Give again, word for word, the lines below that run from the line with "Recreate this image" through the line with "(esiB) at (382,330)". Drop the pictures.

MATERIAL FOR THE TASK:
◆ ◆ ◆ ◆ ◆
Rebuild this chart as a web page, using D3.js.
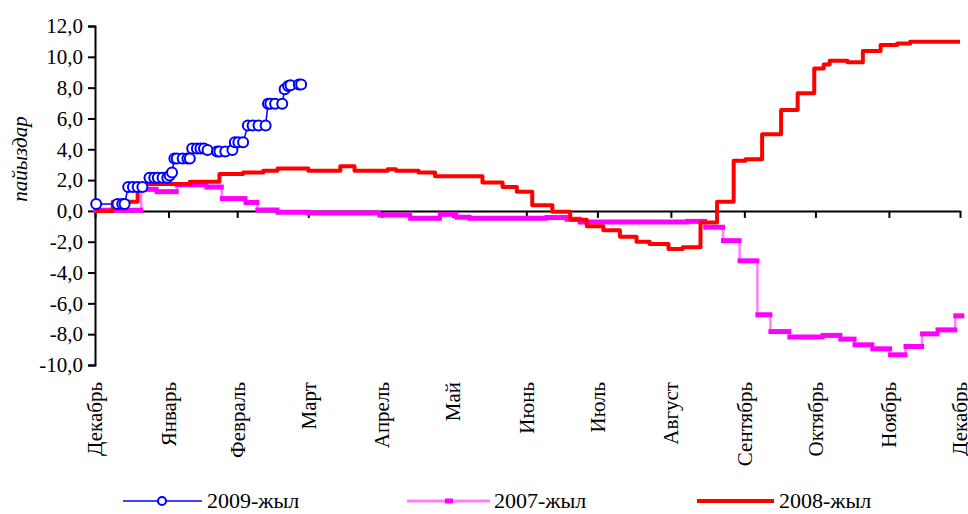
◆ ◆ ◆ ◆ ◆
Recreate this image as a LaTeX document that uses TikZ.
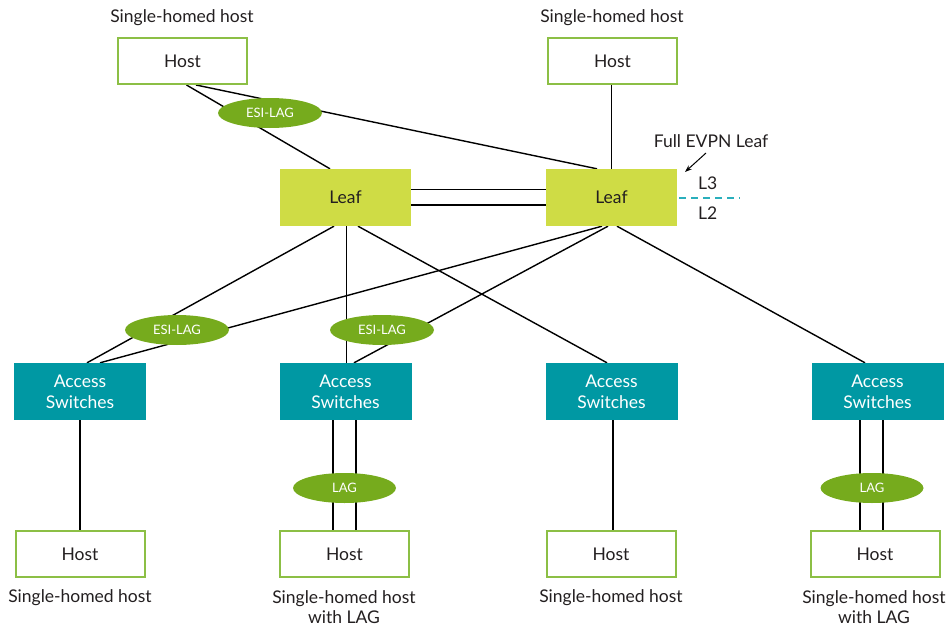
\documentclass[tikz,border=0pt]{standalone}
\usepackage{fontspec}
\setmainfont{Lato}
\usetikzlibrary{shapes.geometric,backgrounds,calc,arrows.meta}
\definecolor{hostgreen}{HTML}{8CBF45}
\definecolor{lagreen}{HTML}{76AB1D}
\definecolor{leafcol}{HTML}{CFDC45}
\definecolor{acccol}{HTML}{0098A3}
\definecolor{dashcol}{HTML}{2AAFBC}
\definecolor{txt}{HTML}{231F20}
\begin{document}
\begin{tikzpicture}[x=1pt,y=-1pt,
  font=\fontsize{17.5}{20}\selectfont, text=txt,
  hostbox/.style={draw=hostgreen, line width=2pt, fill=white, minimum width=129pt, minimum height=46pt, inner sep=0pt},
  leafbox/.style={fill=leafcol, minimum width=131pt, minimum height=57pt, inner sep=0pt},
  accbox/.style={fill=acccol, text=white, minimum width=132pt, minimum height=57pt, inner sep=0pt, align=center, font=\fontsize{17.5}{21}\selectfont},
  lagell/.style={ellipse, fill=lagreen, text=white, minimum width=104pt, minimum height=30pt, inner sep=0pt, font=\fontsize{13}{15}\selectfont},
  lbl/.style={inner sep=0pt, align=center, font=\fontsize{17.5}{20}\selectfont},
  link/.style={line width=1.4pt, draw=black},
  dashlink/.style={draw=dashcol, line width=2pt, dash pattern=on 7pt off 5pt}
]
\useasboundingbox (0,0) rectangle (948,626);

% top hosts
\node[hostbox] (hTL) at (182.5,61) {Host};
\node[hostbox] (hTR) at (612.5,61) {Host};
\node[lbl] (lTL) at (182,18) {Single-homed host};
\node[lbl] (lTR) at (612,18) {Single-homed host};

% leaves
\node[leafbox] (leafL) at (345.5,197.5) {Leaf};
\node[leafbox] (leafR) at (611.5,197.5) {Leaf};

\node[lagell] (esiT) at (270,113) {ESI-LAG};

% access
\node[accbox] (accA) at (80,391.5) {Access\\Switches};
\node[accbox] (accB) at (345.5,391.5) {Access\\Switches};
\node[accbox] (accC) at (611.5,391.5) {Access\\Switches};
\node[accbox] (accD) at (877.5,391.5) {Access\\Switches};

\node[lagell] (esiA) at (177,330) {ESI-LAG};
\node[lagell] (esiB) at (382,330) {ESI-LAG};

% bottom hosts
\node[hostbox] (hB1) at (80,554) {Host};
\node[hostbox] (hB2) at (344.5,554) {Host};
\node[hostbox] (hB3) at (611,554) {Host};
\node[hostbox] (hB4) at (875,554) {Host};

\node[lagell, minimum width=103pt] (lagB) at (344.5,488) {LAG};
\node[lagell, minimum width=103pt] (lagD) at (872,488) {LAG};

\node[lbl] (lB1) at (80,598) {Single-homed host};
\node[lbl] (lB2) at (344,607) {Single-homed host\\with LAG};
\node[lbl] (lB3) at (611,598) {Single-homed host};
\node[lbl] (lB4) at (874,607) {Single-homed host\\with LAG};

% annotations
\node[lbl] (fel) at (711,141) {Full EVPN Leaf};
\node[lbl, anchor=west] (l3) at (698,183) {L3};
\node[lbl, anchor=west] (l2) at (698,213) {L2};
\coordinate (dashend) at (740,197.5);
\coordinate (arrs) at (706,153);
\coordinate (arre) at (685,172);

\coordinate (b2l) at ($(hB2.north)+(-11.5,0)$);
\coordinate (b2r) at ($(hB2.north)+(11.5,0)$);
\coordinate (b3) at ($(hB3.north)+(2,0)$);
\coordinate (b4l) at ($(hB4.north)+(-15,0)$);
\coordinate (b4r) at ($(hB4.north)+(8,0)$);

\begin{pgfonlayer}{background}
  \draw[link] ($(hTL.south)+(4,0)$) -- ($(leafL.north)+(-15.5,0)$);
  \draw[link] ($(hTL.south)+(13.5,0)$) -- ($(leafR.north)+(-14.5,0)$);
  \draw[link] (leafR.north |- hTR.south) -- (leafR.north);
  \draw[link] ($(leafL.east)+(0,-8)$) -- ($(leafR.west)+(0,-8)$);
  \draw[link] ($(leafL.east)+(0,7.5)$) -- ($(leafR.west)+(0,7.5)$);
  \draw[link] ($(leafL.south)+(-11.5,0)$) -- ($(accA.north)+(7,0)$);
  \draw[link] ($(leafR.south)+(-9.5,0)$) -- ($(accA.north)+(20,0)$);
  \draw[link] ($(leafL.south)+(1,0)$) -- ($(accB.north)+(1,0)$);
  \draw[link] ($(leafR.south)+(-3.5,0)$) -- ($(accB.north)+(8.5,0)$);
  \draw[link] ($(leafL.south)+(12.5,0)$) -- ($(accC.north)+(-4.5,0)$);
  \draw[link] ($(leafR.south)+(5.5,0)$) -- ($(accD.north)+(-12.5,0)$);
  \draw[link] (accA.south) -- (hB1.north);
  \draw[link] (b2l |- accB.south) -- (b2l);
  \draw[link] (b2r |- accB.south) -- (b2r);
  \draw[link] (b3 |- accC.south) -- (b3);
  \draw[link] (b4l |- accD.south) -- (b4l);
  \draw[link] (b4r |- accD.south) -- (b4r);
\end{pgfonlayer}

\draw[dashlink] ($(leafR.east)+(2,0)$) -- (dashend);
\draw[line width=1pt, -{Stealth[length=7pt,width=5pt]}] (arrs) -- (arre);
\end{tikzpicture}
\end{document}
◆ ◆ ◆ ◆ ◆
FULL OUTPUT:
Recreate this image as a LaTeX document that uses TikZ.
\documentclass[tikz,border=0pt]{standalone}
\usepackage{fontspec}
\setmainfont{Lato}
\usetikzlibrary{shapes.geometric,backgrounds,calc,arrows.meta}
\definecolor{hostgreen}{HTML}{8CBF45}
\definecolor{lagreen}{HTML}{76AB1D}
\definecolor{leafcol}{HTML}{CFDC45}
\definecolor{acccol}{HTML}{0098A3}
\definecolor{dashcol}{HTML}{2AAFBC}
\definecolor{txt}{HTML}{231F20}
\begin{document}
\begin{tikzpicture}[x=1pt,y=-1pt,
  font=\fontsize{17.5}{20}\selectfont, text=txt,
  hostbox/.style={draw=hostgreen, line width=2pt, fill=white, minimum width=129pt, minimum height=46pt, inner sep=0pt},
  leafbox/.style={fill=leafcol, minimum width=131pt, minimum height=57pt, inner sep=0pt},
  accbox/.style={fill=acccol, text=white, minimum width=132pt, minimum height=57pt, inner sep=0pt, align=center, font=\fontsize{17.5}{21}\selectfont},
  lagell/.style={ellipse, fill=lagreen, text=white, minimum width=104pt, minimum height=30pt, inner sep=0pt, font=\fontsize{13}{15}\selectfont},
  lbl/.style={inner sep=0pt, align=center, font=\fontsize{17.5}{20}\selectfont},
  link/.style={line width=1.4pt, draw=black},
  dashlink/.style={draw=dashcol, line width=2pt, dash pattern=on 7pt off 5pt}
]
\useasboundingbox (0,0) rectangle (948,626);

% top hosts
\node[hostbox] (hTL) at (182.5,61) {Host};
\node[hostbox] (hTR) at (612.5,61) {Host};
\node[lbl] (lTL) at (182,18) {Single-homed host};
\node[lbl] (lTR) at (612,18) {Single-homed host};

% leaves
\node[leafbox] (leafL) at (345.5,197.5) {Leaf};
\node[leafbox] (leafR) at (611.5,197.5) {Leaf};

\node[lagell] (esiT) at (270,113) {ESI-LAG};

% access
\node[accbox] (accA) at (80,391.5) {Access\\Switches};
\node[accbox] (accB) at (345.5,391.5) {Access\\Switches};
\node[accbox] (accC) at (611.5,391.5) {Access\\Switches};
\node[accbox] (accD) at (877.5,391.5) {Access\\Switches};

\node[lagell] (esiA) at (177,330) {ESI-LAG};
\node[lagell] (esiB) at (382,330) {ESI-LAG};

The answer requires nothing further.